Photo courtesy of the House Democratic caucus

A Democratic legislator introduced an amendment to the budget bill Friday which would have eliminated the Citizens Election Fund – a fund that already is credited with helping political newcomers run for office.

The Citizens Election Fund is the state’s public campaign finance fund, which provides a campaign grant to candidates who raise enough small qualifying contributions.

The legislator, Rep. Corky Mazurek, D-Wolcott, said his position has always been that the $61 million in the fund for the next two years could be better used to help fund programs, “instead of running our campaigns.” Mazurek’s amendment would have turned back the clock on campaign fundraising by allowing both lobbyists and political action committees to contribute to campaigns. Even though the amendment was defeated 37-98, Mazurek said he hopes the discussion continues.

Mazurek said when people are sitting around figuring out how they will pay their bills he doesn’t know how state lawmakers can ask them to pay for their bumperstickers and backscratchers. The money for the Citizens Election Fund comes from the sale of abandoned state property and other unclaimed state assets.

“Democracy is not owned by the people in this room,” Rep. Chris Caruso, D-Bridgeport, said. He said the reason the public campaign financing system was set up in the first place was to rid the system of corruption and special interests that helped send former Gov. John G. Rowland to prison.

Caruso said the state of Connecticut spent millions of dollars cleaning up the mess created by the former campaign system, which protected incumbents.

“We incumbents do not own this chamber,” Caruso said.

At one point, Caruso accused Mazurek of introducing the amendment because he was almost defeated by a challenger who had taken advantage of the new public campaign finance system in the last election.

Mazurek said he’s always opposed the Citizens Election Fund.

Mazurek voted in favor of his amendment to dismantle the Citizens Election Fund and was joined by all but one member of the Republican caucus and three of his Democratic colleagues, Rep. Minnie Gonzalez, D-Hartford, Rep. Mary Fritz, D-Yalesville, and Rep. Shawn Johnston, D-North Grosvernordale. Mazurek, some of his Democratic colleagues, as well as most of the Republicans, who voted to get rid of the fund Friday also participated in and received money from the fund during the last election cycle.

The one Republican who broke ranks with his party to vote against the amendment was freshman Rep. Tony Hwang of Fairfield.

Following the vote, Hwang said the Citizens Election Fund does allow for a level playing field and helps to take money out of the political process.
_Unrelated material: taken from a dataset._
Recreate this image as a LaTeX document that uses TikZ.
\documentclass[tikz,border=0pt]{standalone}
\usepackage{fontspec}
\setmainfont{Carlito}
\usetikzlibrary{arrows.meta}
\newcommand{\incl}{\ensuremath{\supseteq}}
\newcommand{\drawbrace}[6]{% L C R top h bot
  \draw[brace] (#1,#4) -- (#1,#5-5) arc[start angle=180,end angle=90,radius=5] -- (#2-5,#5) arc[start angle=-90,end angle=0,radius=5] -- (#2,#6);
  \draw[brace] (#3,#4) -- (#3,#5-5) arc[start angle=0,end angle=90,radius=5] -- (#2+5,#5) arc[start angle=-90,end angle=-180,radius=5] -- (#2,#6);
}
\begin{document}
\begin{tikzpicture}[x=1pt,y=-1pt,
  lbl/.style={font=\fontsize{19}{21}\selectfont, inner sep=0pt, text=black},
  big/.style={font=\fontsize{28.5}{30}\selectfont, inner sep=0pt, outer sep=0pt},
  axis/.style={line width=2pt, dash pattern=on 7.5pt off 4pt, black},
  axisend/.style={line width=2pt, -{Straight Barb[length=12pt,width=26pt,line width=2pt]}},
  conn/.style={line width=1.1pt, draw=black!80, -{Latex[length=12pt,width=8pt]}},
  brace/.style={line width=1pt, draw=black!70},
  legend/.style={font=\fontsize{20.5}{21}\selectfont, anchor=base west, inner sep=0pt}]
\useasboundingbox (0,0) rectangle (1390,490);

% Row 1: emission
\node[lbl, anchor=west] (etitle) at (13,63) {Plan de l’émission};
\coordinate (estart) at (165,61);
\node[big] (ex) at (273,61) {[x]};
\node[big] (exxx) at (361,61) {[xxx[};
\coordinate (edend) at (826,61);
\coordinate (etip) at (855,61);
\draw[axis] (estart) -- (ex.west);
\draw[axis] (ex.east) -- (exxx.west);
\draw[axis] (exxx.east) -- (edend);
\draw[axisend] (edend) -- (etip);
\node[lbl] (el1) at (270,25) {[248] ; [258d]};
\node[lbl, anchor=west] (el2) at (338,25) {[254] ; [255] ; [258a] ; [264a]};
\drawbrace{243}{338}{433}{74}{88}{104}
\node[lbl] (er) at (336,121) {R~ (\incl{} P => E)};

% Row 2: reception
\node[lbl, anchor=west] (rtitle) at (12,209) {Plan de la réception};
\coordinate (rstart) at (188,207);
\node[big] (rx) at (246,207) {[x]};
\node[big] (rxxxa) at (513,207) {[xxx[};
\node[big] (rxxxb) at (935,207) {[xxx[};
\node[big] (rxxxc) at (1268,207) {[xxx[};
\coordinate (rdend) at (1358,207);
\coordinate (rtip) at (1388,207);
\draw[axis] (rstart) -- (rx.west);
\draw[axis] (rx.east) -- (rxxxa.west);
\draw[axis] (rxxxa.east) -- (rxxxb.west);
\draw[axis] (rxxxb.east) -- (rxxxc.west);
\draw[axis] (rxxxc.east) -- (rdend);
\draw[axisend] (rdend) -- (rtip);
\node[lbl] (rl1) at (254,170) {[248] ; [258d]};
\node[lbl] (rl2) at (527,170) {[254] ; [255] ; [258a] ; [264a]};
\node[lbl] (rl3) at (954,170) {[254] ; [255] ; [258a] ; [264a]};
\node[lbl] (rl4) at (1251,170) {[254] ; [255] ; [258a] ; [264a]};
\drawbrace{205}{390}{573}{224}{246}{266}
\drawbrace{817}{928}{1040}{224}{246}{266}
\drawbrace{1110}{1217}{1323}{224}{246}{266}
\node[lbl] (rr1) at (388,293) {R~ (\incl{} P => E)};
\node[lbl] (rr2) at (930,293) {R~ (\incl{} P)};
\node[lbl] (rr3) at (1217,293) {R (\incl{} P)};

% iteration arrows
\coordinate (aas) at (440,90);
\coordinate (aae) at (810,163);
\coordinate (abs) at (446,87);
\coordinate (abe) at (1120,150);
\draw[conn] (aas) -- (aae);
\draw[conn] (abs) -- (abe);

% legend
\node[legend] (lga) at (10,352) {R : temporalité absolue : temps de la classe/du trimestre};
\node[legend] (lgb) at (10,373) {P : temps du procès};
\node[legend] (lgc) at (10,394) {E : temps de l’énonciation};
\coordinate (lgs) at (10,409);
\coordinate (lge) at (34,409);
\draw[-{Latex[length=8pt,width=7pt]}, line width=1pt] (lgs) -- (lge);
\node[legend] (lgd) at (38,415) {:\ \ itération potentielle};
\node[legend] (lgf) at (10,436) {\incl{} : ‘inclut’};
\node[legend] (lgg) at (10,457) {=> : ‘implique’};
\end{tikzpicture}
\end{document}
He said the Republican budget proposal eliminated the funding for the Citizens Election Fund, but it did not allow lobbyists and political action committees to get back into the business of financing campaigns.

“It balances the playing field and encourages better candidates to participate,” Hwang said.

He said he wasn’t dismissing the value of the $61 million, but was “protecting the democratic process.”

Hwang defeated first-term Democrat Tom Christiano last year.